Aug '13

The right to privacy

Who benefits from confidential impact and benefit agreements?

By Andrew Livingstone

While not a legal requirement, the confidentiality of impact and benefit agreements (IBAs) between mining companies and aboriginal groups in Canada is the status quo. Although some of the details of the deals are made public – namely, job creation and training opportunities for community members and contracts available for aboriginal-owned companies – there is disagreement over whether payments made to aboriginal groups by mining companies should be revealed.

Management at Agnico-Eagle Mines Ltd. thinks these terms should be made public. Currently negotiating an agreement with Inuit in Nunavut for its Meliadine project – the second planned gold mine in the Kivalliq region after the company opened its Meadowbank project near Baker Lake in 2010 – the company wants the final agreement out in the open. Portions of its first agreement are public, but not the financial terms. (Terms are nearly always disclosed internally to First Nations members before an agreement is approved.)

“We want to have this thing public so people know what is going on, and where the money goes and how much money,” Louise Grondin, the company’s senior vice-president for sustainability, told The Globe and Mail in early June.

Indeed, companies like Agnico-Eagle have compelling reasons for making the agreements public. Such disclosure lets investors know where and how companies are spending their money and improves transparency between companies and First Nations organizations.

However, it could become problematic for First Nations negotiators if agreements become public knowledge and are used for reference purposes at future bargaining tables, said Shawn Batise, executive director of the Wabun Tribal Council. The council represents six First Nations in the Timmins, Ontario region, and has signed multiple IBAs in the past decade. Batise said there is no cookie-cutter approach to negotiating an agreement, and while he might wish it could be that easy, such an approach would not benefit First Nations across the country.

For one, the project impacts are ­different in each case.
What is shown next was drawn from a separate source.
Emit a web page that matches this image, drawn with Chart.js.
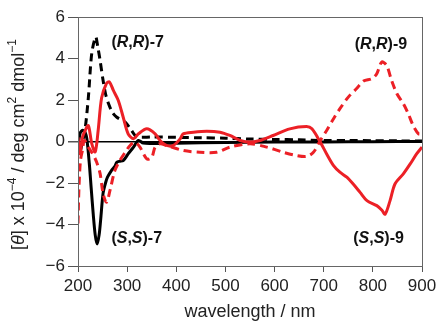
<!DOCTYPE html>
<html>
<head>
<meta charset="utf-8">
<script src="https://cdn.jsdelivr.net/npm/chart.js@4.4.1/dist/chart.umd.min.js"></script>
<style>
  html, body { margin: 0; padding: 0; background: #fff; }
  #cdChart { display: block; }
</style>
</head>
<body>
<canvas id="cdChart" width="441" height="323"></canvas>
<script>
// CD spectra, [theta] x 10^-4 / deg cm2 dmol-1 vs wavelength (nm)
const rr7Wavelength = [200, 204, 209, 214, 221, 228, 236, 240, 245, 251, 256, 262, 270, 279, 296, 309, 319, 330, 350, 400, 450, 500, 550, 600, 650, 700, 750, 800, 850, 900];
const rr7Theta      = [0.1, -0.5, 0.0, 0.5, 2.1, 4.25, 5.04, 4.6, 3.9, 2.95, 2.3, 1.83, 1.4, 1.17, 0.93, 0.53, 0.22, 0.2, 0.22, 0.2, 0.18, 0.16, 0.12, 0.1, 0.08, 0.05, 0.05, 0.04, 0.03, 0.03];

const ss7Wavelength = [200, 204, 207, 211, 215, 218, 223, 227, 231, 235, 239, 243, 246, 251, 256, 260, 268, 275, 279, 285, 292, 302, 313, 323, 333, 350, 400, 500, 600, 700, 800, 900];
const ss7Theta      = [-0.2, 0.37, 0.5, 0.53, 0.4, 0.14, -1.06, -2.3, -3.5, -4.5, -4.94, -4.5, -3.8, -2.5, -2.0, -1.72, -1.4, -1.2, -1.0, -0.95, -0.92, -0.6, -0.27, 0.05, -0.08, -0.1, -0.08, -0.05, -0.03, -0.02, -0.01, 0.0];

const ss9Wavelength = [200, 204, 209, 214, 221, 228, 235, 241, 248, 258, 264, 272, 282, 292, 302, 313, 323, 340, 357, 367, 380, 394, 408, 414, 435, 462, 489, 509, 530, 550, 570, 597, 631, 665, 676, 693, 706, 720, 733, 747, 760, 774, 788, 808, 818, 825, 835, 845, 862, 876, 889, 900];
const ss9Theta      = [0.2, -0.6, 0.2, 0.5, 0.77, -0.1, -0.5, 0.53, 2.1, 2.8, 2.87, 2.46, 1.98, 1.17, 0.37, 0.13, 0.37, 0.61, 0.37, 0.05, -0.19, -0.19, 0.13, 0.37, 0.45, 0.5, 0.45, 0.29, 0.05, -0.03, 0.05, 0.29, 0.61, 0.72, 0.61, -0.03, -0.6, -1.16, -1.48, -1.72, -2.05, -2.45, -2.85, -3.09, -3.3, -3.5, -2.85, -2.05, -1.56, -1.08, -0.6, -0.27];

const rr9Wavelength = [200, 202, 205, 209, 213, 221, 230, 238, 245, 251, 258, 265, 275, 285, 296, 306, 316, 326, 340, 350, 357, 367, 380, 414, 448, 482, 509, 550, 584, 618, 645, 665, 679, 693, 706, 720, 733, 750, 767, 781, 798, 808, 818, 828, 838, 849, 862, 872, 882, 893, 900];
const rr9Theta      = [-3.95, -2.2, -0.92, -0.43, 0.05, -0.27, -0.6, -1.0, -1.55, -2.5, -2.93, -2.37, -1.4, -0.92, -0.52, -0.19, -0.03, -0.27, -0.84, -0.76, -0.27, -0.11, -0.19, -0.43, -0.52, -0.52, -0.27, -0.11, -0.27, -0.52, -0.68, -0.72, -0.52, 0.05, 0.53, 1.1, 1.58, 2.14, 2.55, 2.91, 3.03, 3.27, 3.83, 3.67, 2.95, 2.3, 1.82, 1.34, 0.77, 0.37, 0.37];

const yTicks = [-6, -4, -2, 0, 2, 4, 6];
const xTicks = [200, 300, 400, 500, 600, 700, 800, 900];

const RED = 'rgb(236, 32, 38)';
const FONT = '"Liberation Sans", Arial, sans-serif';

function toPoints(xs, ys) {
  return xs.map((x, i) => ({ x: x, y: ys[i] }));
}

// compound labels, anchored at data coordinates
const seriesLabels = [
  { x: 268, y: 4.75, parts: ['(', 'R', ',', 'R', ')-7'] },
  { x: 268, y: -4.68, parts: ['(', 'S', ',', 'S', ')-7'] },
  { x: 763, y: 4.67, parts: ['(', 'R', ',', 'R', ')-9'] },
  { x: 760, y: -4.68, parts: ['(', 'S', ',', 'S', ')-9'] }
];

// y title pieces: text, italic, superscript
const yTitleParts = [
  ['[', false, false], ['θ', true, false], ['] x 10', false, false], ['−4', false, true],
  [' / deg cm', false, false], ['2', false, true], [' dmol', false, false], ['−1', false, true]
];

const extrasPlugin = {
  id: 'extras',
  afterDraw(chart) {
    const ctx = chart.ctx;
    const area = chart.chartArea;
    const xs = chart.scales.x, ys = chart.scales.y;
    ctx.save();

    // frame
    ctx.strokeStyle = '#666';
    ctx.lineWidth = 1;
    ctx.strokeRect(area.left + 0.5, area.top + 0.5, area.right - area.left, area.bottom - area.top);

    // series labels
    ctx.fillStyle = '#111';
    ctx.textBaseline = 'middle';
    ctx.textAlign = 'left';
    seriesLabels.forEach(lab => {
      let px = xs.getPixelForValue(lab.x);
      const py = ys.getPixelForValue(lab.y);
      lab.parts.forEach((p, i) => {
        ctx.font = (i === 1 || i === 3 ? 'italic ' : '') + 'bold 16px ' + FONT;
        ctx.fillText(p, px, py);
        px += ctx.measureText(p).width;
      });
    });

    // y axis title, rotated
    const size = 18;
    ctx.translate(19, (area.top + area.bottom) / 2 + 3);
    ctx.rotate(-Math.PI / 2);
    let total = 0;
    yTitleParts.forEach(([t, it, sup]) => {
      ctx.font = (it ? 'italic ' : '') + (sup ? Math.round(size * 0.65) : size) + 'px ' + FONT;
      total += ctx.measureText(t).width;
    });
    let cx = -total / 2;
    ctx.fillStyle = '#222';
    yTitleParts.forEach(([t, it, sup]) => {
      ctx.font = (it ? 'italic ' : '') + (sup ? Math.round(size * 0.65) : size) + 'px ' + FONT;
      ctx.fillText(t, cx, sup ? -6 : 0);
      cx += ctx.measureText(t).width;
    });
    ctx.restore();
  }
};

new Chart(document.getElementById('cdChart').getContext('2d'), {
  type: 'line',
  data: {
    datasets: [
      {
        label: '(S,S)-9',
        data: toPoints(ss9Wavelength, ss9Theta),
        borderColor: RED,
        borderWidth: 3,
        tension: 0.3
      },
      {
        label: '(R,R)-9',
        data: toPoints(rr9Wavelength, rr9Theta),
        borderColor: RED,
        borderWidth: 3,
        borderDash: [8, 5],
        tension: 0.3
      },
      {
        label: '(R,R)-7',
        data: toPoints(rr7Wavelength, rr7Theta),
        borderColor: '#000',
        borderWidth: 3,
        borderDash: [8, 5],
        tension: 0.3
      },
      {
        label: '(S,S)-7',
        data: toPoints(ss7Wavelength, ss7Theta),
        borderColor: '#000',
        borderWidth: 3,
        tension: 0.3
      }
    ]
  },
  options: {
    responsive: false,
    animation: false,
    devicePixelRatio: 1,
    layout: { padding: { top: 17, right: 19, left: 0, bottom: 0 } },
    elements: { point: { radius: 0 } },
    plugins: {
      legend: { display: false },
      tooltip: { enabled: false }
    },
    scales: {
      x: {
        type: 'linear',
        min: 200,
        max: 900,
        afterBuildTicks: (s) => { s.ticks = xTicks.map(v => ({ value: v })); },
        afterFit: (s) => { s.height = 57; },
        ticks: { color: '#222', font: { family: FONT, size: 17 }, padding: 4, maxRotation: 0 },
        grid: { drawOnChartArea: false, tickLength: 6, tickColor: '#555' },
        border: { color: '#666' },
        title: {
          display: true,
          text: 'wavelength / nm',
          color: '#222',
          font: { family: FONT, size: 18 },
          padding: { top: 0, bottom: 0 }
        }
      },
      y: {
        min: -6,
        max: 6,
        afterBuildTicks: (s) => { s.ticks = yTicks.map(v => ({ value: v })); },
        afterFit: (s) => { s.width = 78; },
        ticks: {
          color: '#222',
          font: { family: FONT, size: 17 },
          padding: 3,
          callback: (v) => (v < 0 ? '\u2212' + Math.abs(v) : String(v))
        },
        grid: {
          tickLength: 10,
          tickColor: '#555',
          color: (c) => (c.tick && c.tick.value === 0 ? '#000' : 'rgba(0,0,0,0)'),
          lineWidth: (c) => (c.tick && c.tick.value === 0 ? 1.5 : 1)
        },
        border: { color: '#666' }
      }
    }
  },
  plugins: [extrasPlugin]
});
</script>
</body>
</html>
Batise explained that where “the impacts are low in a particular instance, and we negotiated something that’s acceptable to the community and the company,” those benefits would be suited only to that specific project. And those same benefits may not be relatable to other projects, due to the individual needs of each company and the impact the development will have on the community.

“Every time we sit down, it’s a different story,” Batise said. But if companies developing a project were able to access previous agreements and make comparisons between the one being proposed and a previous venture, it could create issues. Essentially, First Nations and companies could start off on different pages in terms of what a fair agreement should be, and agreements could become difficult to reach.
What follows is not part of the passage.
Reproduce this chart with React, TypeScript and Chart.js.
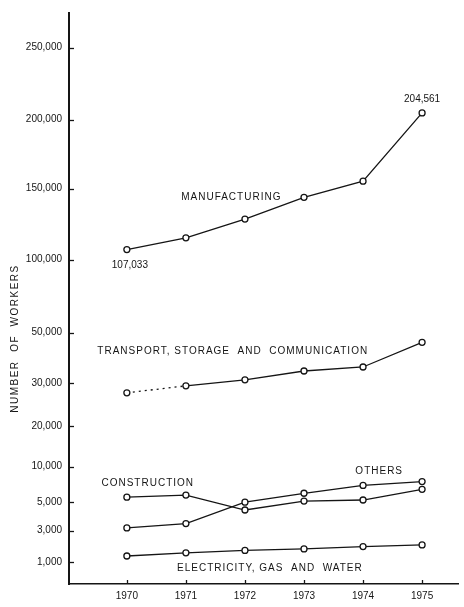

For this reason, confidentiality in IBAs needs to be maintained for aboriginal groups, agrees Paul Wilson, a British Columbia-based lawyer who works with companies and aboriginal groups to reach agreements, both small and large. Wilson said payments made by a company to a First Nations group do not legally have to be kept confidential, but in most cases it is left up to the First Nations to decide whether to do so. “And they usually decide to,” he said, adding that to First Nations, an IBA is a business deal. “They don’t want people being privy to what they believe should be something only they and the companies know. They view it as their business and no one else’s. There’s no compelling need to make it public.”

Confidentiality in agreements may actually suit both sides in negotiations, despite claims from companies and First Nations that the other wants confidentiality, said Ben Bradshaw, founder of the IBA Research Network and professor at the University of Guelph. “The practice of maintaining confidentiality around the financial terms of IBAs persists because it appears to work to the benefit of both industry and community signatories,” he said. “Industry signatories suggest that aboriginal signatories want confidentiality to avoid clawbacks of government program funds, and aboriginal signatories suggest that industry signatories want confidentiality to avoid ever-rising expectations from project to project,” he said.

Bradshaw admits he has had more conversations about the topic in the past few weeks than he had in the past five years and suggests this topic ­may fall within Prime Minister Stephen Harper’s recently announced ­commitment to mandatory reporting ­requirements for payments extractive com­panies make to governments. Still, he said, “We are seeing no evidence of one signatory group loudly calling for disclosure against the wishes of the other – at least for now.”